Un phénomène particulièrement significatif est le push-effect : les enfants issus de familles instables cherchent souvent très tôt de nouveaux liens, notamment à travers des expériences sexuelles précoces, ce qui accroît le risque de dépression ou de grossesses non désirées. Les familles recomposées complexes, comprenant plusieurs parents et demi-frères/sœurs, ajoutent aussi des défis. Conflits de loyauté, divergences éducatives, répartition inégale des ressources… autant de facteurs qui peuvent marquer la vie familiale des années après un divorce.
Conditions favorables pour les enfants
Ce qui importe pour un développement sain, ce ne sont pas les formes familiales mais certaines conditions : temps et fiabilité, sécurité dans les relations, règles et repères clairs, ainsi qu’un climat familial positif avec une gestion constructive des conflits. Ces éléments peuvent exister dans toutes les configurations familiales ou faire défaut partout.

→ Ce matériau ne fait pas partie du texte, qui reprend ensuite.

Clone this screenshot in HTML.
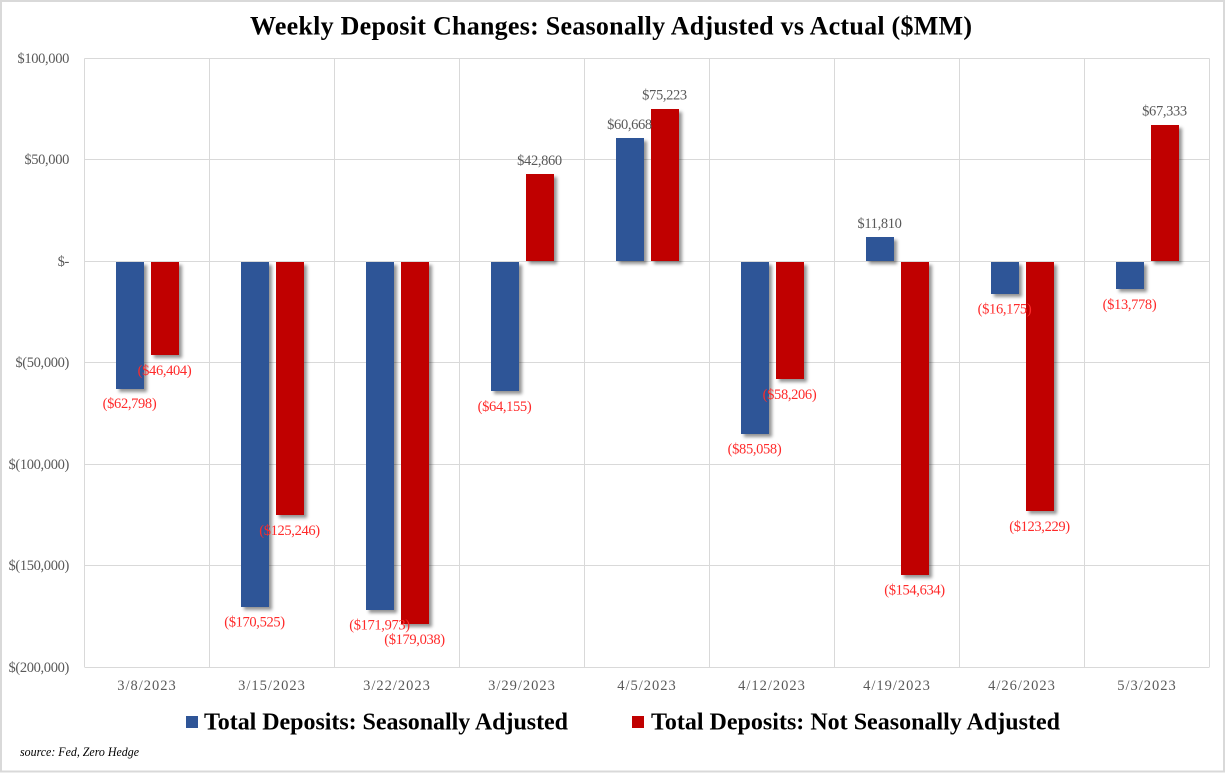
<!DOCTYPE html>
<html lang="en">
<head>
<meta charset="utf-8">
<title>Weekly Deposit Changes</title>
<style>
html,body{margin:0;padding:0;background:#fff;}
body{width:1225px;height:773px;overflow:hidden;}
svg{display:block;font-family:"Liberation Serif",serif;}
</style>
</head>
<body>
<svg id="chart" xmlns="http://www.w3.org/2000/svg" width="1225" height="773" viewBox="0 0 1225 773">
  <defs>
    <filter id="bar-shadow" x="-40%" y="-40%" width="200%" height="200%">
      <feDropShadow dx="3" dy="3" stdDeviation="1.6" flood-color="#000" flood-opacity="0.42"/>
    </filter>
  </defs>
  <rect x="1" y="1" width="1223" height="770.5" fill="#fff" stroke="#d9d9d9" stroke-width="2"/>
  <text x="611" y="34.5" text-anchor="middle" font-size="26" font-weight="bold" fill="#000" textLength="722" lengthAdjust="spacing">Weekly Deposit Changes: Seasonally Adjusted vs Actual ($MM)</text>
  <g id="grid"></g>
  <g id="y-axis"></g>
  <g id="x-axis"></g>
  <g id="bars"></g>
  <g id="labels"></g>
  <g>
    <g>
      <rect x="186" y="716" width="12" height="12" fill="#2f5597"/>
      <text x="204" y="729.5" font-size="24" font-weight="bold" fill="#000" textLength="364" lengthAdjust="spacing">Total Deposits: Seasonally Adjusted</text>
    </g>
    <g>
      <rect x="632" y="716" width="12" height="12" fill="#c00000"/>
      <text x="651" y="729.5" font-size="24" font-weight="bold" fill="#000" textLength="409" lengthAdjust="spacing">Total Deposits: Not Seasonally Adjusted</text>
    </g>
  </g>
  <text x="20" y="756" font-size="13" font-style="italic" fill="#000" textLength="119" lengthAdjust="spacingAndGlyphs">source: Fed, Zero Hedge</text>
</svg>
<script>
const categories = ['3/8/2023','3/15/2023','3/22/2023','3/29/2023','4/5/2023','4/12/2023','4/19/2023','4/26/2023','5/3/2023'];
const seasonallyAdjusted = [-62798,-170525,-171973,-64155,60668,-85058,11810,-16175,-13778];
const notSeasonallyAdjusted = [-46404,-125246,-179038,42860,75223,-58206,-154634,-123229,67333];
const yTickValues = [100000,50000,0,-50000,-100000,-150000,-200000];

const NS = 'http://www.w3.org/2000/svg';
const plot = {left:84.5, right:1209.5, top:58.5, bottom:667};
const yMax = 100000, yMin = -200000;
const barWidth = 28, barOffset = 3.5;

function yScale(v){ return plot.top + (yMax - v) / (yMax - yMin) * (plot.bottom - plot.top); }
function bandWidth(){ return (plot.right - plot.left) / categories.length; }
function xCenter(i){ return plot.left + bandWidth() * (i + 0.5); }
function money(v){ return Math.abs(v).toLocaleString('en-US'); }
function valueLabel(v){ return v < 0 ? '($' + money(v) + ')' : '$' + money(v); }
function tickLabel(v){ return v === 0 ? '$-' : v < 0 ? '$(' + money(v) + ')' : '$' + money(v); }
function make(tag, attrs, text){
  const el = document.createElementNS(NS, tag);
  for (const k in attrs) el.setAttribute(k, attrs[k]);
  if (text !== undefined) el.textContent = text;
  return el;
}

const grid = document.getElementById('grid');
const yAxis = document.getElementById('y-axis');
const xAxis = document.getElementById('x-axis');
const barsG = document.getElementById('bars');
const labelsG = document.getElementById('labels');

yTickValues.forEach(function(v){
  const y = Math.round(yScale(v) - 0.5) + 0.5;
  const line = make('line', {x1:plot.left, x2:plot.right, y1:y, y2:y, stroke:'#d9d9d9', 'stroke-width':1});
  
  
  grid.appendChild(line);
  const t = make('text', {x:69, y:y + 4.5, 'text-anchor':'end', 'font-size':14.5, 'letter-spacing':-0.35, fill:'#595959'}, tickLabel(v));
  
  
  yAxis.appendChild(t);
});

for (let i = 0; i <= categories.length; i++){
  const x = Math.round(plot.left + bandWidth() * i - 0.5) + 0.5;
  const line = make('line', {x1:x, x2:x, y1:plot.top, y2:plot.bottom, stroke:'#d9d9d9', 'stroke-width':1});
  
  
  grid.appendChild(line);
}

categories.forEach(function(c, i){
  const t = make('text', {x:xCenter(i), y:690, 'text-anchor':'middle', 'font-size':14.5, 'letter-spacing':1, fill:'#595959'}, c);
  
  
  xAxis.appendChild(t);
});

function drawSeries(values, color, side, seriesName){
  values.forEach(function(v, i){
    const cx = xCenter(i) + side * (barOffset + barWidth / 2);
    const y0 = yScale(0), y1 = yScale(v);
    const top = v < 0 ? Math.ceil(y0) : Math.round(y1);
    const bottom = v < 0 ? Math.round(y1) : Math.floor(y0);
    const bar = make('rect', {x:Math.round(cx - barWidth / 2), y:top, width:barWidth, height:bottom - top, fill:color, filter:'url(#bar-shadow)'});
    
    
    barsG.appendChild(bar);
    const ly = v < 0 ? y1 + 19.5 : y1 - 9.5;
    const t = make('text', {x:cx, y:ly, 'text-anchor':'middle', 'font-size':14.5, 'letter-spacing':-0.35, fill:v < 0 ? '#ff2a2a' : '#595959'}, valueLabel(v));
    
    
    labelsG.appendChild(t);
  });
}
drawSeries(seasonallyAdjusted, '#2f5597', -1, 'seasonally-adjusted');
drawSeries(notSeasonallyAdjusted, '#c00000', 1, 'not-seasonally-adjusted');
</script>
</body>
</html>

Conséquences pour la formation des parents
Les résultats des recherches de Bodenmann confirment en grande partie ce qui est déjà mis en œuvre en matière de formation des parents, tout en soulignant les points où une vigilance accrue demeure
essentielle :
- Compétence en gestion de conflits : Les études montrent que des familles biparentales conflictuelles peuvent être aussi nuisibles qu’une séparation. La formation des parents n’enseigne donc pas seulement des bases éducatives générales, mais aussi des méthodes de résolution constructive des conflits. Des programmes comme kio – Konflikt ist ok montrent comment renforcer de manière préventive les relations de couple et de parentalité.

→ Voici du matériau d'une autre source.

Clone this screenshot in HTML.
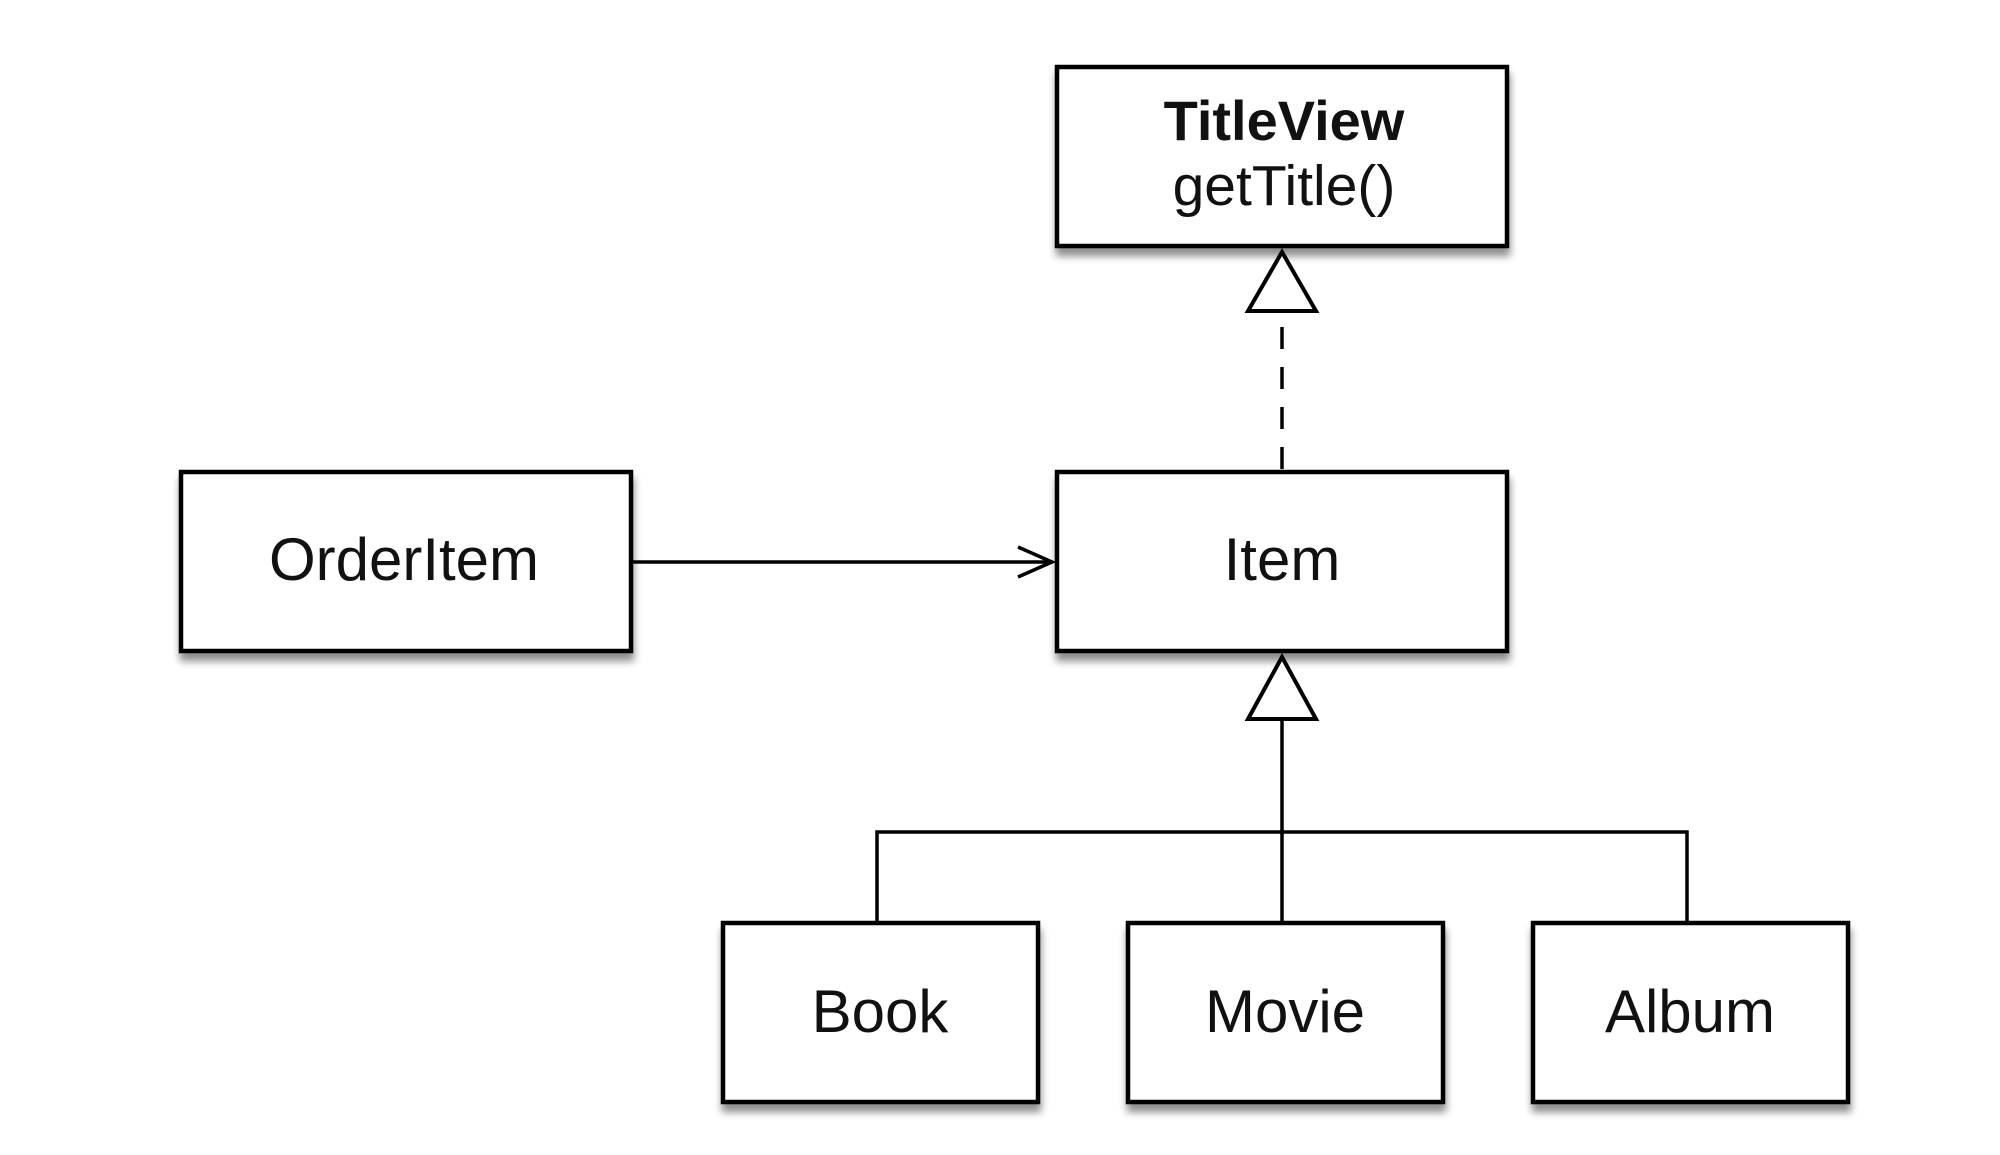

- Accompagnement de la complexité des familles recomposées : La formation parentale prend depuis longtemps en compte les réalités patchwork. Mais la recherche illustre combien les conflits de loyauté, les divergences éducatives ou la répartition inégale des ressources peuvent peser sur le long terme. Les offres de formation offrent ici des espaces précieux de réflexion et d’échange.
- Intégrer la santé psychique des enfants : La formation des parents s’intéresse aussi toujours au développement psychologique des enfants. Les observations de Bodenmann sur le push-effet et les risques d’une sexualité précoce soulignent à quel point les comportements parentaux influencent le bien-être des jeunes. Cela incite la formation des parents à rester au plus près des recherches et à adapter ses approches pour renforcer les parents et protéger durablement les enfants.
Ainsi, la formation des parents dépasse largement les questions classiques d’éducation. Elle constitue une contribution centrale à la promotion de la santé et à la prévention, non seulement pour les parents, mais directement pour le bien-être des enfants.
Conclusion
Ce n’est pas la forme familiale qui détermine le bien-être des enfants, mais la manière dont la vie familiale est vécue. Les enfants ont besoin de liens sécurisants, de règles claires et de parents capables de résoudre les conflits de façon constructive. C’est précisément là que la formation des parents intervient, qu’il s’agisse de familles recomposées, monoparentales, biparentales ou autres.